A SURVEY undertaken
recently by the Institute of Leadership and Management gathered
together some of the most annoying boardroom clichés.
Here is a world where we
"touch base", take a look at "the big picture", "flag-up ideas",
risk "blue-sky thinking", and hear our boss reply reassuringly,
"It's on my radar." What a relief - clearly, "we're on the same
page."
As the meeting proceeds,
we decide to "incentivise," "monetise", and "productise", and, when
we have run out words with "ise" at the end, we pluck the
"low-hanging fruit", which is a "win-win situation", a
"no-brainer". And now we feel the "synergy", and sense a "paradigm
shift" - always a sign of "best practice". And if we all give "110
per cent", "walk the talk", and "take ownership", we could "get
ahead of the curve", "take it to the next level", and get the "best
bang for your buck".
There is some unease in
the boardroom, however, as we ponder our next publicity stunt.
"Have we reached a 'jump-the-shark' moment?" Head of Strategy asks,
gravely.
For those who do not live
in boardrooms, this phrase first described the American comedy
Happy Days, which, towards the end of its run, as it began
to tire, began to use stunts to keep the audience engaged.
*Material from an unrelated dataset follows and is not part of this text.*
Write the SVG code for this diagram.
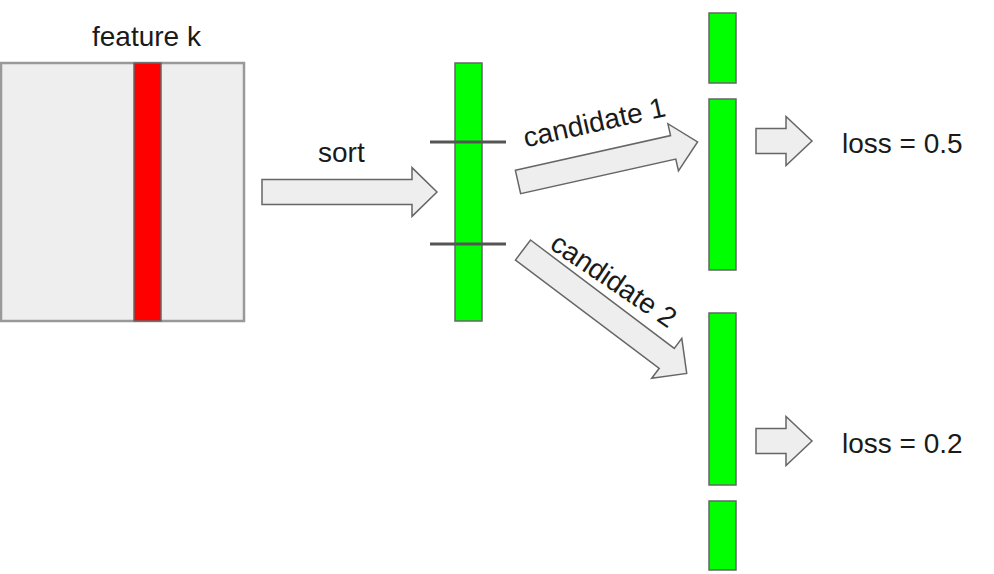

In one
episode, this meant that the Fonz, the star of the show, literally
jumped over a shark on water skis. It was the beginning of a slow
but inevitable end.
Since then, the use of
"jumping the shark" has broadened, reaching into business to
describe the moment when a brand or design's evolution loses the
magical qualities that initially defined its success, and it starts
the decline towards commercial oblivion.
Some worried boardroom
discussion follows. The Operations Director asks: "Is this 'mission
critical'?" Someone else says: "Failing to plan is planning to
fail," for no very obvious reason; the head of HR stands up and
demands that we "work smarter, not harder", after which the CEO
bangs his fist on the table and says: "Bring me solutions, not
problems."
But this is more about
words than leadership. The overuse of any word or phrase leaves it
as thin as the atmosphere on Mars. Like a drifting boat, it becomes
ever more distant from the moorings of meaning. The cliché is the
language of the lazy, who seek only to kill the life of this
present moment. It is practical atheism; the disengaged talk of
those who live out some fake persona in the world, grasping for
borrowed speech because they have no fresh springs in
themselves.
There may be no "I" in
"team", but there's a lazy and numbing one in "cliché".